Jung Reconstructed the Thumos Without the Original Grammar
Peterson positions Jung not as a therapist but as the first modern figure to attempt the retrieval of the abolished middle. Jung’s insistence on the “reality of the psyche” as a tertium quid — distinct from both abstract spirit and biological body — was, in Peterson’s framing, an attempt to reconstruct the thumos without possessing the grammatical tools that originally housed it. Active Imagination is nothing less than a resurrection of the dielexato formula: the hero, deeply vexed, turning inward to consult the thumos as a partner in deliberation rather than an object to be analyzed or a force to be possessed by. Hillman’s formulation esse in anima (“being in soul”) captures the stance the Latin delegates at Constantinople could not fathom — existence interior to the process. But Peterson, in his boldest move, proposes a complementary inversion: anima in esse (“soul in being” or “soul as substance”). Soul is not merely a perspective or hermeneutic lens; it is a substance forged by convergence, possessing “weight, density, texture — the heavy, permanent mass of character.” This reversal grounds Hillman’s archetypal psychology in a physics of transformation that Hillman himself never fully articulated.
For anyone encountering depth psychology today — particularly those navigating addiction, grief, or the hollow oscillation between therapeutic self-help and spiritual bypass — The Abolished Middle provides something no other book in the field offers: a mechanical account of why modern culture cannot hold suffering long enough for it to become anything.

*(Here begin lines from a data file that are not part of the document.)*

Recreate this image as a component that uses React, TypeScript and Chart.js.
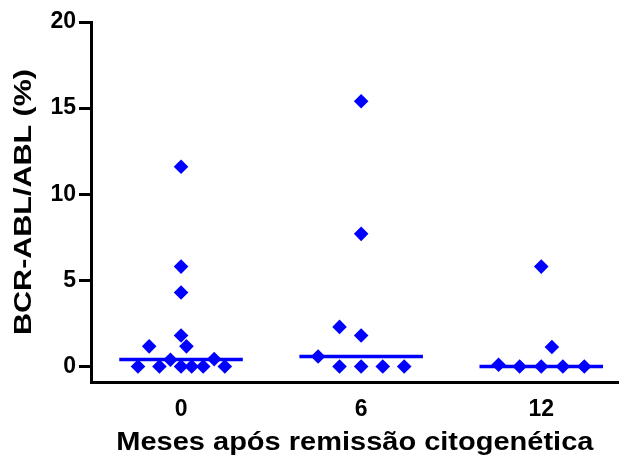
import React, { useEffect, useRef } from 'react';
import { Chart, registerables } from 'chart.js';

Chart.register(...registerables);

// ---- data ----
const categories = ['0', '6', '12'];
const yTickValues = [0, 5, 10, 15, 20];

const month0Values = [11.6, 5.8, 4.3, 1.8, 1.17, 1.17, 0.39, 0.43, 0, 0, 0, 0, 0, 0];
const month0Jitter = [0, 0, 0, 0, 0.03, -0.177, -0.059, 0.184, -0.239, -0.12, 0, 0.059, 0.123, 0.243];

const month6Values = [15.4, 7.7, 2.3, 1.8, 0.58, 0, 0, 0, 0];
const month6Jitter = [0, 0, -0.12, 0, -0.239, -0.12, 0, 0.12, 0.239];

const month12Values = [5.8, 1.13, 0.1, 0, 0, 0, 0];
const month12Jitter = [0, 0.059, -0.237, -0.12, 0, 0.12, 0.239];

const xTitle = 'Meses após remissão citogenética';
const yTitle = 'BCR-ABL/ABL (%)';

// ---- styling constants ----
const BLUE = 'rgb(0,0,255)';
const FONT = "'Liberation Sans', Arial, Helvetica, sans-serif";
const MEDIAN_HALF_WIDTH = 0.343;
const X_TITLE_STRETCH = 1.16;
const Y_TITLE_STRETCH = 1.27;

function median(arr: number[]): number {
  const s = [...arr].sort((a, b) => a - b);
  const n = s.length;
  return n % 2 ? s[(n - 1) / 2] : (s[n / 2 - 1] + s[n / 2]) / 2;
}

const groups = [
  { values: month0Values, jitter: month0Jitter },
  { values: month6Values, jitter: month6Jitter },
  { values: month12Values, jitter: month12Jitter },
];

const stretchTitles = {
  id: 'stretchTitles',
  beforeDraw(chart: any) {
    const specs: [string, number, number][] = [
      ['x', X_TITLE_STRETCH, 1],
      ['y', 1, Y_TITLE_STRETCH],
    ];
    for (const [id, sx, sy] of specs) {
      const scale = chart.scales[id];
      if (!scale || scale.__stretched) continue;
      const orig = scale.drawTitle.bind(scale);
      scale.drawTitle = function () {
        const ctx = chart.ctx;
        const cx = (scale.left + scale.right) / 2;
        const cy = (scale.top + scale.bottom) / 2;
        ctx.save();
        ctx.translate(cx, cy);
        ctx.scale(sx, sy);
        ctx.translate(-cx, -cy);
        orig();
        ctx.restore();
      };
      scale.__stretched = true;
    }
  },
};

export default function App() {
  const canvasRef = useRef<HTMLCanvasElement | null>(null);

  useEffect(() => {
    const canvas = canvasRef.current;
    if (!canvas) return;

    const pointDatasets = groups.map((g, i) => ({
      type: 'scatter' as const,
      label: categories[i],
      data: g.values.map((v, k) => ({ x: i + g.jitter[k], y: v })),
      backgroundColor: BLUE,
      borderColor: BLUE,
      pointStyle: 'rectRot',
      pointRadius: 7.3,
      borderWidth: 0,
      order: 2,
    }));

    const medianDatasets = groups.map((g, i) => {
      const m = median(g.values);
      return {
        type: 'line' as const,
        label: 'mediana ' + categories[i],
        data: [
          { x: i - MEDIAN_HALF_WIDTH, y: m },
          { x: i + MEDIAN_HALF_WIDTH, y: m },
        ],
        borderColor: BLUE,
        backgroundColor: BLUE,
        borderWidth: 3.5,
        pointRadius: 0,
        showLine: true,
        fill: false,
        order: 1,
      };
    });

    const chart = new Chart(canvas, {
      type: 'scatter',
      data: { datasets: [...pointDatasets, ...medianDatasets] as any },
      options: {
        animation: false,
        responsive: false,
        devicePixelRatio: 1,
        layout: { padding: { top: 22, right: 4, left: 0, bottom: 0 } },
        plugins: {
          legend: { display: false },
          tooltip: { enabled: false },
        },
        scales: {
          x: {
            type: 'linear',
            min: -0.5,
            max: 2.43,
            afterBuildTicks: (scale: any) => {
              scale.ticks = categories.map((_, i) => ({ value: i }));
            },
            afterFit: (scale: any) => {
              scale.height = 76;
            },
            ticks: {
              color: '#000',
              font: { family: FONT, size: 23, weight: 'bold', lineHeight: 1.2 },
              padding: 14,
              maxRotation: 0,
              autoSkip: false,
              callback: (value: any) => categories[Math.round(Number(value))] ?? '',
            },
            grid: { display: false, drawTicks: false },
            border: { display: true, color: '#000', width: 3 },
            title: {
              display: true,
              text: xTitle,
              color: '#000',
              font: { family: FONT, size: 25, weight: 'bold', lineHeight: 1.2 },
              padding: { top: 0, bottom: 0 },
            },
          },
          y: {
            type: 'linear',
            min: -0.9,
            max: 20,
            afterBuildTicks: (scale: any) => {
              scale.ticks = yTickValues.map((v) => ({ value: v }));
            },
            afterFit: (scale: any) => {
              scale.width = 91;
            },
            ticks: {
              color: '#000',
              font: { family: FONT, size: 23, weight: 'bold', lineHeight: 1.2 },
              padding: 3,
            },
            grid: {
              display: true,
              drawOnChartArea: false,
              drawTicks: true,
              tickLength: 12,
              tickWidth: 3,
              tickColor: '#000',
              color: '#000',
              lineWidth: 3,
            },
            border: { display: true, color: '#000', width: 3 },
            title: {
              display: true,
              text: yTitle,
              color: '#000',
              font: { family: FONT, size: 24, weight: 'bold', lineHeight: 1.2 },
              padding: { top: 10, bottom: 0 },
            },
          },
        },
      } as any,
      plugins: [stretchTitles],
    });

    return () => chart.destroy();
  }, []);

  return (
    <div style={{ position: 'fixed', left: 0, top: 0, width: 626, height: 458, background: '#fff' }}>
      <canvas ref={canvasRef} width={626} height={458} style={{ display: 'block' }} />
    </div>
  );
}
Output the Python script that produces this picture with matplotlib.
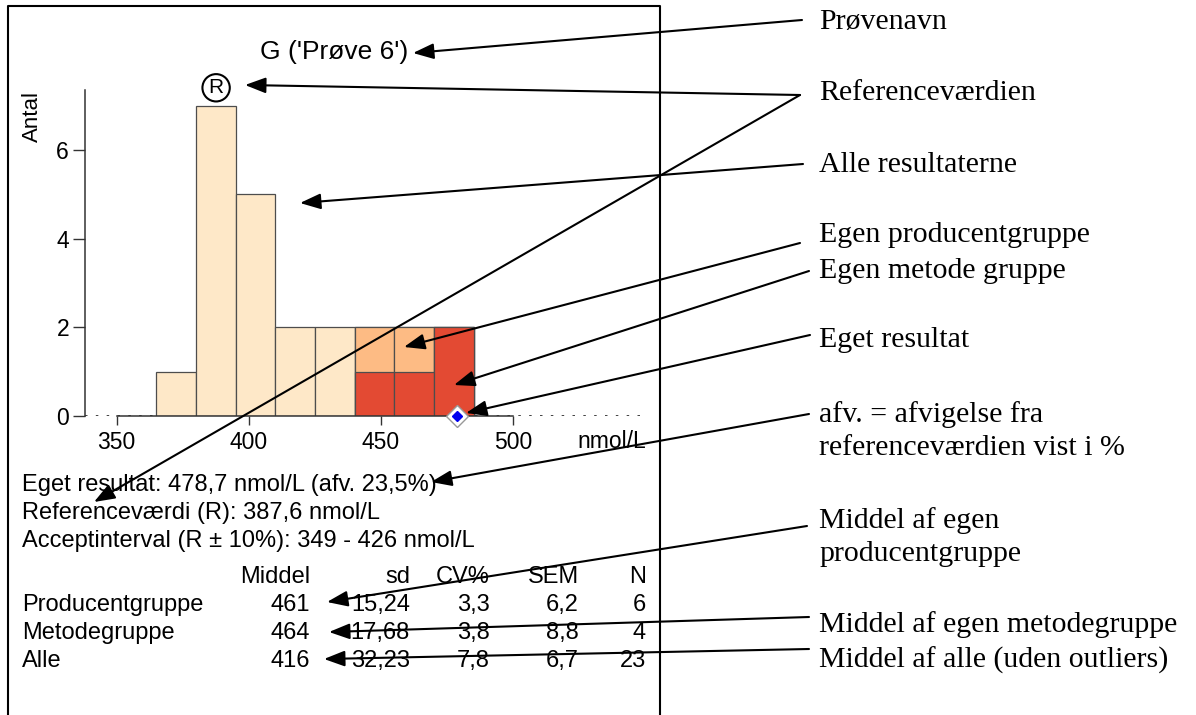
import matplotlib.pyplot as plt
import numpy as np

# histogram data
bin_edges = [365, 380, 395, 410, 425, 440, 455, 470, 485]
all_counts = [1, 7, 5, 2, 2, 2, 2, 2]
producer_counts = [0, 0, 0, 0, 0, 2, 2, 2]
method_counts = [0, 0, 0, 0, 0, 1, 1, 2]
own_result = 478.7
ref_value = 387.6
x_ticks = [350, 400, 450, 500]
y_ticks = [0, 2, 4, 6]

sample_title = "G ('Prøve 6')"
info_lines = [
    "Eget resultat: 478,7 nmol/L (afv. 23,5%)",
    "Referenceværdi (R): 387,6 nmol/L",
    "Acceptinterval (R ± 10%): 349 - 426 nmol/L",
]

# summary table
table_cols = ["Middel", "sd", "CV%", "SEM", "N"]
table_rows = ["Producentgruppe", "Metodegruppe", "Alle"]
table_mean = ["461", "464", "416"]
table_sd = ["15,24", "17,68", "32,23"]
table_cv = ["3,3", "3,8", "7,8"]
table_sem = ["6,2", "8,8", "6,7"]
table_n = ["6", "4", "23"]

# explanation labels on the right
labels = [
    "Prøvenavn",
    "Referenceværdien",
    "Alle resultaterne",
    "Egen producentgruppe",
    "Egen metode gruppe",
    "Eget resultat",
    "afv. = afvigelse fra\nreferenceværdien vist i %",
    "Middel af egen\nproducentgruppe",
    "Middel af egen metodegruppe",
    "Middel af alle (uden outliers)",
]
label_y = [22, 93, 165, 235, 271, 340, 431, 537, 625, 660]
# arrow (start, tip) in pixels
arrows = [
    ((802, 20), (413, 53)),
    ((800, 95), (245, 85)),
    ((800, 95), (94, 502)),
    ((803, 164), (300, 203)),
    ((800, 243), (404, 347)),
    ((809, 271), (454, 385)),
    ((810, 335), (466, 413)),
    ((809, 414), (431, 482)),
    ((807, 526), (327, 602)),
    ((809, 617), (329, 632)),
    ((809, 649), (324, 659)),
]

W, H = 1196, 715
plt.rcParams['font.family'] = ['Liberation Sans', 'DejaVu Sans']
fig = plt.figure(figsize=(W / 100, H / 100), dpi=100)

# histogram axes
ax = fig.add_axes([85 / W, 1 - 416 / H, (648 - 85) / W, (416 - 90) / H])
widths = np.diff(bin_edges)
lefts = np.array(bin_edges[:-1])
edge = '#4d4d4d'


def draw_bars(counts, color):
    counts = np.array(counts)
    keep = counts > 0
    ax.bar(lefts[keep], counts[keep], width=widths[keep], align='edge',
           color=color, edgecolor=edge, linewidth=0.9, zorder=2)


draw_bars(all_counts, '#fee8c8')
draw_bars(producer_counts, '#fdbb84')
draw_bars(method_counts, '#e34a33')

ax.axhline(0, color='#222222', lw=1.2, ls=(0, (1.5, 5)), zorder=1)
ax.plot([own_result], [0], marker='D', ms=11, mfc='white', mec='#999999',
        mew=1, zorder=4, clip_on=False)
ax.plot([own_result], [0], marker='D', ms=5.5, mfc='#0000ee', mec='#0000ee',
        zorder=5, clip_on=False)
ax.text(ref_value, 7.4, 'R', ha='center', va='center', fontsize=15,
        bbox=dict(boxstyle='circle,pad=0.2', fc='white', ec='black', lw=1.5))

ax.set_xlim(338, 551)
ax.set_ylim(0, 7.35)
ax.set_xticks(x_ticks)
ax.set_yticks(y_ticks)
for s in ['top', 'right']:
    ax.spines[s].set_visible(False)
ax.spines['bottom'].set_bounds(x_ticks[0], x_ticks[-1])
for s in ['bottom', 'left']:
    ax.spines[s].set_linewidth(1.1)
    ax.spines[s].set_color('#333333')
ax.tick_params(axis='x', length=6.5, width=1.0, pad=4, labelsize=16.5,
               color='#333333')
ax.tick_params(axis='y', length=8.5, width=1.0, pad=3, labelsize=16.5,
               color='#333333')
ax.patch.set_alpha(0)

# overlay in pixel coordinates for texts, frame and arrows
ov = fig.add_axes([0, 0, 1, 1], zorder=10)
ov.set_xlim(0, W)
ov.set_ylim(H, 0)
ov.axis('off')

ov.plot([8, 8, 660, 660], [H + 5, 6, 6, H + 5], color='black', lw=1.5)
ov.text(334, 52, sample_title, ha='center', va='center', fontsize=19)
ov.text(32, 117, 'Antal', ha='center', va='center', rotation=90, fontsize=16)
ov.text(646, 442, 'nmol/L', ha='right', va='center', fontsize=16.5)

for i, line in enumerate(info_lines):
    ov.text(22, 485 + 28 * i, line, ha='left', va='center', fontsize=17)

col_right = [310, 410, 490, 579, 646]
for c, name in enumerate(table_cols):
    ov.text(col_right[c], 577, name, ha='right', va='center', fontsize=17)
for r, name in enumerate(table_rows):
    y = 605 + 28 * r
    ov.text(22, y, name, ha='left', va='center', fontsize=17)
    vals = [table_mean[r], table_sd[r], table_cv[r], table_sem[r], table_n[r]]
    for c, v in enumerate(vals):
        ov.text(col_right[c], y, v, ha='right', va='center', fontsize=17)

for name, y in zip(labels, label_y):
    ov.text(819, y, name, ha='left', va='center', fontsize=21.5,
            family=['Liberation Serif', 'DejaVu Serif'], linespacing=1.35)

for start, tip in arrows:
    ov.annotate('', xy=tip, xytext=start,
                arrowprops=dict(arrowstyle='-|>,head_length=0.45,head_width=0.17',
                                mutation_scale=28, lw=1.5, color='black',
                                shrinkA=0, shrinkB=0))

fig.savefig('out.png', dpi=100)
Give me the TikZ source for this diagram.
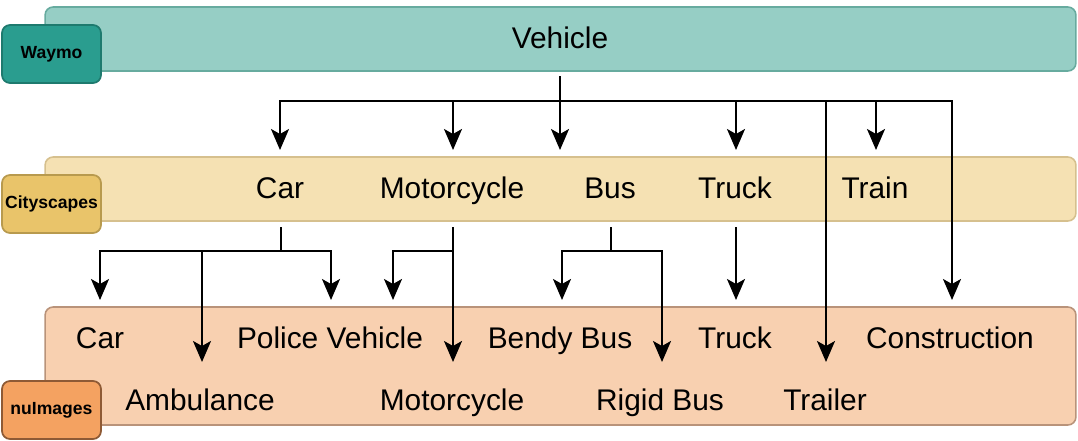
\documentclass[tikz,border=0pt]{standalone}
\usepackage{fontspec}
\setmainfont{Liberation Sans}
\usetikzlibrary{calc,arrows.meta}

\definecolor{waymoband}{HTML}{96CEC5}
\definecolor{waymoline}{HTML}{67AB9F}
\definecolor{waymotag}{HTML}{2A9D8F}
\definecolor{waymotagline}{HTML}{1E7A6E}
\definecolor{cityband}{HTML}{F5E1B3}
\definecolor{cityline}{HTML}{D6C08E}
\definecolor{citytag}{HTML}{E9C46A}
\definecolor{citytagline}{HTML}{B89A4E}
\definecolor{nuband}{HTML}{F8D0B0}
\definecolor{nuline}{HTML}{B9937A}
\definecolor{nutag}{HTML}{F4A261}
\definecolor{nutagline}{HTML}{8E5A35}

\begin{document}
\begin{tikzpicture}[x=0.02cm,y=-0.02cm]
\tikzset{band/.style={rounded corners=0.16cm,line width=0.9pt,minimum width=20.62cm,inner sep=0pt},
  tag/.style={rounded corners=0.16cm,line width=1pt,minimum width=1.98cm,minimum height=1.16cm,
    inner sep=0pt,font=\fontsize{10}{12}\selectfont\bfseries},
  lbl/.style={font=\fontsize{17}{20}\selectfont,inner sep=0pt,text height=12.2pt,text depth=0pt},
  arr/.style={-{Stealth[length=0.42cm,width=0.36cm,inset=0.1cm]},line width=1.13pt},
  ln/.style={line width=1.13pt}}

\useasboundingbox (0,0) rectangle (1078,440);

% dataset bands
\node[band,draw=waymoline,fill=waymoband,minimum height=1.28cm] (wband) at (560.5,39) {};
\node[band,draw=cityline,fill=cityband,minimum height=1.28cm] (cband) at (560.5,189) {};
\node[band,draw=nuline,fill=nuband,minimum height=2.36cm] (nband) at (560.5,366) {};

% dataset tags
\node[tag,draw=waymotagline,fill=waymotag] (wtag) at (51.5,54) {Waymo};
\node[tag,draw=citytagline,fill=citytag] (ctag) at (51.5,204) {Cityscapes};
\node[tag,draw=nutagline,fill=nutag] (ntag) at (51.5,410) {nuImages};

% class labels
\node[lbl] (w-veh) at (560,38) {Vehicle};

\node[lbl] (c-car) at (280,188) {Car};
\node[lbl] (c-moto) at (452,188) {Motorcycle};
\node[lbl] (c-bus) at (610,188) {Bus};
\node[lbl] (c-truck) at (735,188) {Truck};
\node[lbl] (c-train) at (875,188) {Train};

\node[lbl] (n-car) at (100,338) {Car};
\node[lbl] (n-police) at (330,338) {Police Vehicle};
\node[lbl] (n-bendy) at (560,338) {Bendy Bus};
\node[lbl] (n-truck) at (735,338) {Truck};
\node[lbl] (n-constr) at (950,338) {Construction};
\node[lbl] (n-amb) at (200,400) {Ambulance};
\node[lbl] (n-moto) at (452,400) {Motorcycle};
\node[lbl] (n-rigid) at (660,400) {Rigid Bus};
\node[lbl] (n-trailer) at (825,400) {Trailer};

% branch points
\coordinate (wsplit) at ($(w-veh)+(0,63)$);
\coordinate (csplit-car) at ($(c-car)+(1,63)$);
\coordinate (csplit-moto) at ($(c-moto)+(1,63)$);
\coordinate (csplit-bus) at ($(c-bus)+(1,63)$);

% Waymo -> Cityscapes / nuImages
\draw[ln] ($(w-veh)+(0,38)$) -- (wsplit);
\draw[arr] (wsplit) -| ($(c-car)+(0,-38)$);
\draw[arr] (wsplit) -| ($(c-moto)+(1,-38)$);
\draw[arr] (wsplit) -- ($(c-bus)+(-50,-38)$);
\draw[arr] (wsplit) -| ($(c-truck)+(1,-38)$);
\draw[arr] (wsplit) -| ($(c-train)+(1,-38)$);
\draw[arr] (wsplit) -| ($(n-trailer)+(1,-38)$);
\draw[arr] (wsplit) -| ($(n-constr)+(2,-38)$);

% Cityscapes -> nuImages
\draw[ln] ($(c-car)+(1,39)$) -- (csplit-car);
\draw[arr] (csplit-car) -| ($(n-car)+(0,-38)$);
\draw[arr] (csplit-car) -| ($(n-amb)+(2,-38)$);
\draw[arr] (csplit-car) -| ($(n-police)+(1,-38)$);

\draw[arr] ($(c-moto)+(1,39)$) -- ($(n-moto)+(1,-38)$);
\draw[arr] (csplit-moto) -| ($(n-police)+(63,-38)$);

\draw[ln] ($(c-bus)+(1,39)$) -- (csplit-bus);
\draw[arr] (csplit-bus) -| ($(n-bendy)+(2,-38)$);
\draw[arr] (csplit-bus) -| ($(n-rigid)+(2,-38)$);

\draw[arr] ($(c-truck)+(1,39)$) -- ($(n-truck)+(1,-38)$);
\end{tikzpicture}
\end{document}
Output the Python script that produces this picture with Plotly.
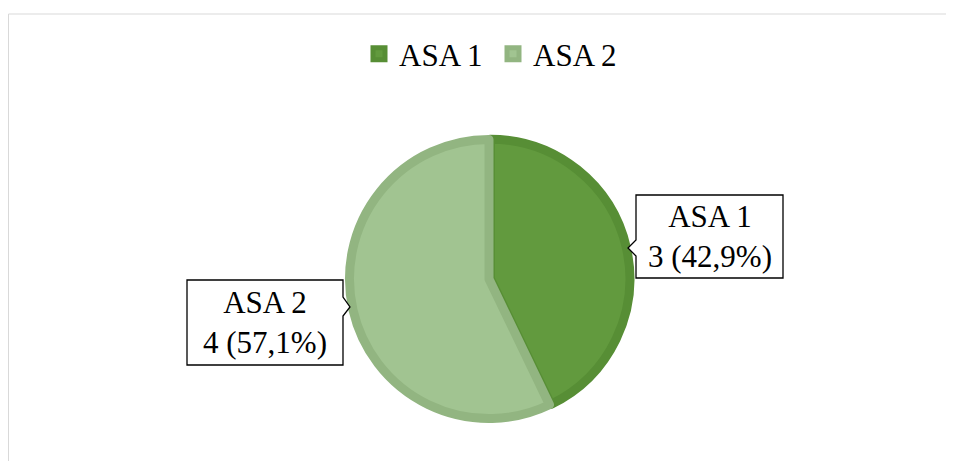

It names the specific grammatical, theological, and philosophical operations that sealed the thumos shut, and it identifies convergence — the simultaneous pressure of permanent loss, radical uncertainty, and utter powerlessness — as the crucible that reopens the Middle Voice whether we have the syntax for it or not. The grammar is lost, Peterson concludes, but the physics remains. Wherever a mortal vessel holds what cannot be discharged, the thumos forges itself again.
Sources Cited
- Peterson, C. (2026). The Abolished Middle: Retrieving the Thumotic Soul from the Unconscious. Jung Journal.
- Hillman, J. (1971). The Feeling Function. In Lectures on Jung's Typology. Spring Publications.
- Benveniste, É. (1971). Problems in General Linguistics. University of Miami Press.